Some of these things include, but are not limited to:

  • taking all necessary precautions to ensure the occupational health and safety of those employed in your business is as assured as possible
  • making sure any buildings used in the operation of your business are up to code, particularly in relation to fire precaution requirements
  • having appropriate safety alarm systems in place
  • ensuring ceiling sprinklers are installed
  • making sure your employees are properly trained in all areas of fire safety
  • conducting regular evacuation drills so that everyone knows what to do in the event of an emergency
  • ensuring any electrical appliances (including computers) are not left in stand-by mode when they’re not in use
  • keeping the power boards used in your business from being overloaded (so definitely no double-adaptors on a power board)
  • making sure if any kind of hot works (so, for example, welding, grinding, etc.) are involved in the operation of your business that such activities are carefully controlled.

It’s important to note, however, that while you should be doing all of these things in the interest of safety (and also because most of these things are common sense/required by law), the types of events that can interrupt a business and cause loss of profit are at times unavoidable.  

So, what you’re saying is that I still need business interruption insurance?

What we’re saying is that you should seriously consider it, particularly in light of the fact that statistics compiled by the Insurance Council of Australia over a number of decades show that 70 per cent of businesses without business interruption insurance eventually fold when a storm, fire or other event prevents the business from operating for a period of time.

But ultimately, as with all insurance decisions, it comes down to how much risk you are willing to bear and how important peace of mind is to you in the grand scheme of things.

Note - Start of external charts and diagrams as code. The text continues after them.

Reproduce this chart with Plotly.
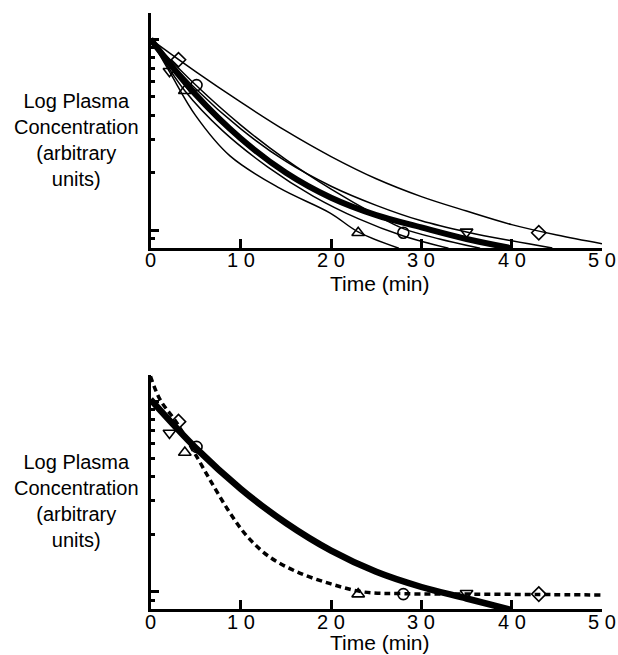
import plotly.graph_objects as go

# ---------------- data ----------------
# Top panel: individual thin fitted curves (time in min, concentration arbitrary units)
curveA_t = [0, 5, 10, 15, 20, 25, 30, 35, 40, 45, 50]
curveA_c = [10, 6.76, 4.68, 3.31, 2.43, 1.86, 1.50, 1.26, 1.07, 0.944, 0.85]
curveB_t = [0, 2.1, 5, 8.8, 14.3, 19.9, 23, 27.5]
curveB_c = [10, 6.76, 3.98, 2.45, 1.66, 1.23, 0.98, 0.805]
curveC_t = [0, 3.8, 8, 13, 18, 23, 28, 33]
curveC_c = [10, 5.37, 3.31, 2.14, 1.51, 1.15, 0.933, 0.805]
curveD_t = [0, 5.1, 10, 15, 20, 25, 28, 32, 36.5]
curveD_c = [10, 5.7, 3.55, 2.34, 1.64, 1.20, 1.02, 0.9, 0.805]
curveE_t = [0, 5, 10, 15, 20, 25, 30, 35, 40, 44.5]
curveE_c = [10, 5.5, 3.39, 2.29, 1.70, 1.35, 1.12, 0.98, 0.88, 0.807]
# Top panel: thick mean curve
thickTop_t = [0, 5, 10, 15, 20, 25, 30, 35, 40]
thickTop_c = [10, 5.13, 3.02, 2.0, 1.48, 1.2, 1.035, 0.90, 0.805]

# Bottom panel
thickBot_t = [0, 5, 10, 15, 20, 25, 30, 35, 40]
thickBot_c = [10.2, 5.68, 3.46, 2.29, 1.64, 1.27, 1.057, 0.92, 0.80]
dashBot_t = [0, 1.05, 2.9, 5.1, 7, 8.8, 10.7, 13.1, 16.2, 19.9, 23.6, 28, 35, 43, 50]
dashBot_c = [13.5, 10.2, 7.7, 5.13, 3.57, 2.59, 1.95, 1.53, 1.27, 1.10, 0.995, 0.975, 0.97, 0.965, 0.96]

# Data points (same in both panels)
diamond_t = [3.1, 43]
diamond_c = [7.8, 0.97]
trid_t = [2.1, 35]
trid_c = [6.8, 0.98]
triu_t = [3.8, 23]
triu_c = [5.37, 0.97]
circ_t = [5.1, 28]
circ_c = [5.75, 0.97]

x_tickvals = [0, 10, 20, 30, 40, 50]
x_ticktext = ["0", "1 0", "2 0", "3 0", "4 0", "5 0"]
y_major = [1, 10]
y_minor = [0.9, 2, 3, 4, 5, 6, 7, 8, 9]

FONT = "Liberation Sans, Arial, Helvetica, sans-serif"

fig = go.Figure()

def line(t, c, xa, ya, width, dash=None):
    fig.add_trace(go.Scatter(
        x=t, y=c, mode="lines", xaxis=xa, yaxis=ya,
        line=dict(color="black", width=width, shape="spline", smoothing=1.0,
                  dash=dash if dash else "solid"),
        hoverinfo="skip", showlegend=False))

def markers(xa, ya):
    for t, c, sym in [(diamond_t, diamond_c, "diamond-open"),
                      (trid_t, trid_c, "triangle-down-open"),
                      (triu_t, triu_c, "triangle-up-open"),
                      (circ_t, circ_c, "circle-open")]:
        fig.add_trace(go.Scatter(
            x=t, y=c, mode="markers", xaxis=xa, yaxis=ya,
            marker=dict(symbol=sym, size=11, color="black", line=dict(width=1.6, color="black")),
            hoverinfo="skip", showlegend=False, cliponaxis=False))

# top
for t, c in [(curveA_t, curveA_c), (curveB_t, curveB_c), (curveC_t, curveC_c),
             (curveD_t, curveD_c), (curveE_t, curveE_c)]:
    line(t, c, "x", "y", 1.5)
line(thickTop_t, thickTop_c, "x", "y", 6)
markers("x", "y")

# bottom
line(dashBot_t, dashBot_c, "x2", "y2", 3.5, dash="6px,4px")
line(thickBot_t, thickBot_c, "x2", "y2", 6.5)
markers("x2", "y2")

xdom = [150.5 / 618, 602 / 618]
yr = [-0.093, 1.137]

def xaxis(anchor):
    return dict(domain=xdom, range=[0, 50], anchor=anchor, showline=True, linecolor="black",
                linewidth=3, ticks="inside", ticklen=9, tickwidth=2.5, tickcolor="black",
                tickvals=x_tickvals, showticklabels=False, showgrid=False, zeroline=False)

def yaxis(dom, anchor):
    return dict(domain=dom, type="log", range=yr, anchor=anchor, showline=True,
                linecolor="black", linewidth=3, ticks="inside", ticklen=8, tickwidth=3,
                tickcolor="black", tickvals=y_major, showticklabels=False,
                showgrid=False, zeroline=False,
                minor=dict(tickvals=y_minor, ticks="inside", ticklen=4, tickwidth=2.5,
                           tickcolor="black", showgrid=False))

fig.update_layout(
    width=618, height=655, margin=dict(l=0, r=0, t=0, b=0),
    paper_bgcolor="white", plot_bgcolor="white", showlegend=False,
    xaxis=xaxis("y"), yaxis=yaxis([1 - 248 / 655, 1 - 13 / 655], "x"),
    xaxis2=xaxis("y2"), yaxis2=yaxis([1 - 609.3 / 655, 1 - 375 / 655], "x2"),
)

# x tick labels placed at the axis tick values
for xref, ypx in [("x", 260), ("x2", 621.5)]:
    for v, txt in zip(x_tickvals, x_ticktext):
        fig.add_annotation(text=txt, x=v, y=1 - ypx / 655, xref=xref, yref="paper",
                           showarrow=False, xanchor="center", yanchor="middle",
                           font=dict(family=FONT, size=20, color="black"))

ylab = "Log Plasma<br>Concentration<br>(arbitrary<br>units)"
for yc in [1 - 139.5 / 655, 1 - 501 / 655]:
    fig.add_annotation(text=ylab, x=76.7 / 618, y=yc, xref="paper", yref="paper",
                       showarrow=False, align="center", xanchor="center", yanchor="middle",
                       font=dict(family=FONT, size=20, color="black"))
for yc in [1 - 283 / 655, 1 - 642 / 655]:
    fig.add_annotation(text="Time (min)", x=380 / 618, y=yc, xref="paper", yref="paper",
                       showarrow=False, xanchor="center", yanchor="middle",
                       font=dict(family=FONT, size=21, color="black"))

fig.write_html("out.html", config={"displayModeBar": False},
               post_script="document.body.style.margin='0';")
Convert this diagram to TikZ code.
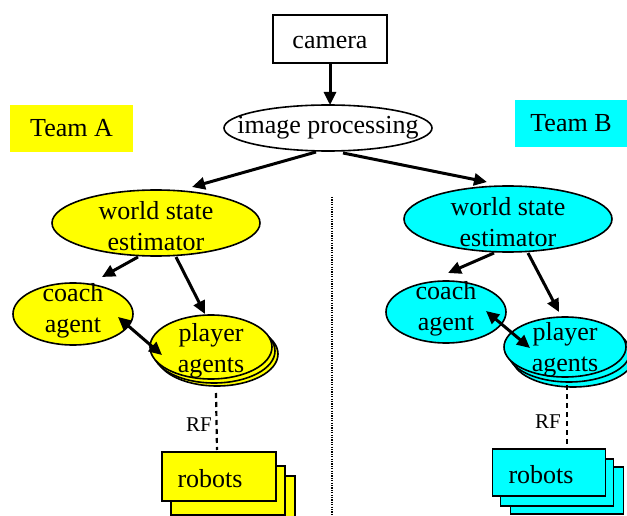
\documentclass[tikz,border=0pt]{standalone}
\usepackage{fontspec}
\setmainfont{Liberation Serif}
\usetikzlibrary{shapes.geometric,arrows.meta,calc}
\definecolor{teamyellow}{RGB}{255,255,0}
\definecolor{teamcyan}{RGB}{0,255,255}
\begin{document}
\begin{tikzpicture}[x=1pt,y=-1pt,
  outline/.style={draw=black,line width=1.6pt,inner sep=0pt,outer sep=0pt},
  ell/.style={outline,ellipse},
  box/.style={outline,rectangle},
  ya/.style={fill=teamyellow},
  cy/.style={fill=teamcyan},
  txt/.style={align=center,font=\fontsize{26}{31}\selectfont,inner sep=0pt},
  rf/.style={font=\fontsize{21}{24}\selectfont,inner sep=0pt},
  arr/.style={line width=3pt,-{Triangle[length=13pt,width=12pt]}},
  darr/.style={line width=3pt,{Triangle[length=13pt,width=12pt]}-{Triangle[length=13pt,width=12pt]}},
  radio/.style={line width=2.2pt,dash pattern=on 5pt off 4pt},
  divider/.style={line width=1.8pt,dash pattern=on 1.2pt off 1.2pt}
]
\useasboundingbox (0,0) rectangle (627,516);
\clip (0,0) rectangle (627,516);

% top
\node[box,minimum width=114pt,minimum height=48pt,label={[txt,yshift=-4pt]center:camera}] (cam) at (330,39) {};
\node[ell,minimum width=208pt,minimum height=46pt,label={[txt]center:image processing}] (ip) at (328,128) {};
\node[txt,fill=teamyellow,minimum width=123pt,minimum height=47pt] (teama) at (71.5,128.5) {Team A};
\node[txt,fill=teamcyan,minimum width=112pt,minimum height=47pt] (teamb) at (571,123.5) {Team B};

% world state estimators
\node[ell,ya,minimum width=208pt,minimum height=66pt,label={[txt,yshift=-3pt]center:world state\\estimator}] (wsea) at (156,223) {};
\node[ell,cy,minimum width=208pt,minimum height=66pt,label={[txt,yshift=-3pt]center:world state\\estimator}] (wseb) at (508,219) {};

% coaches
\node[ell,ya,minimum width=120pt,minimum height=62pt,label={[txt,yshift=3pt]center:coach\\agent}] (ca) at (73,314) {};
\node[ell,cy,minimum width=120pt,minimum height=62pt,label={[txt,yshift=3pt]center:coach\\agent}] (cb) at (446,312) {};

% players A
\node[ell,ya,minimum width=122pt,minimum height=64pt] (pa3) at (217,354) {};
\node[ell,ya,minimum width=122pt,minimum height=64pt] (pa2) at (214,351) {};
\node[ell,ya,minimum width=122pt,minimum height=64pt,label={[txt,yshift=-4pt]center:player\\agents}] (pa) at (211,347) {};
% players B
\node[ell,cy,minimum width=122pt,minimum height=60pt] (pb3) at (573,357) {};
\node[ell,cy,minimum width=122pt,minimum height=60pt] (pb2) at (569,352) {};
\node[ell,cy,minimum width=122pt,minimum height=60pt,label={[txt,yshift=-3pt]center:player\\agents}] (pb) at (565,347) {};

% robots A
\node[box,ya,minimum width=114pt,minimum height=49pt] (ra3) at (238,500.5) {};
\node[box,ya,minimum width=114pt,minimum height=49pt] (ra2) at (228,490.5) {};
\node[box,ya,minimum width=114pt,minimum height=49pt,label={[txt,xshift=-9pt,yshift=-2pt]center:robots}] (ra) at (219,476.5) {};
% robots B
\node[box,cy,minimum width=113pt,minimum height=47pt] (rb3) at (567,490.5) {};
\node[box,cy,minimum width=113pt,minimum height=47pt] (rb2) at (557,482.5) {};
\node[box,cy,minimum width=113pt,minimum height=47pt,label={[txt,xshift=-8pt,yshift=-2pt]center:robots}] (rb) at (549,472.5) {};

% divider
\coordinate (d1) at (332,197);
\coordinate (d2) at (332,516);
\draw[divider] (d1) -- (d2);

% connectors
\draw[arr] (cam.south) -- (cam.south |- ip.north);
\draw[arr] ($(ip.center)+(-12,24)$) -- ($(wsea.center)+(36,-36)$);
\draw[arr] ($(ip.center)+(15,25)$) -- ($(wseb.center)+(-21,-37)$);
\draw[arr] ($(wsea.center)+(-18,34)$) -- ($(ca.center)+(29,-37)$);
\draw[arr] ($(wsea.center)+(20,34)$) -- ($(pa.center)+(-6,-33)$);
\draw[darr] ($(ca.center)+(45,3)$) -- ($(pa.center)+(-49,8)$);
\draw[arr] ($(wseb.center)+(-14,34)$) -- ($(cb.center)+(2,-39)$);
\draw[arr] ($(wseb.center)+(20,34)$) -- ($(pb.center)+(-6,-35)$);
\draw[darr] ($(cb.center)+(40,-1)$) -- ($(pb.center)+(-35,1)$);

% RF links
\draw[radio] ($(pa.center)+(5,46)$) -- ($(ra.north)+(-2,-2)$);
\node[rf] (rfa) at (199,425) {RF};
\draw[radio] ($(pb.center)+(2,38)$) -- ($(rb.north)+(18,-4)$);
\node[rf] (rfb) at (548,422) {RF};
\end{tikzpicture}
\end{document}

Those things are so subjective and we don’t have any kind of expertise when it comes to the nature and detail of your business, so we’re not exactly well-placed to be telling you what you should and shouldn’t do when it comes to business interruption insurance.

If you’re still in two minds and aren’t sure whether or not you need business interruption insurance, discuss your options with someone with appropriate qualifications and knowledge of your business and its operations. And if you do decide to go ahead with a policy, consider enlisting the help of a broker or financial adviser who can ensure the policy you have in place is one that aligns with your business and the needs that are specific to it.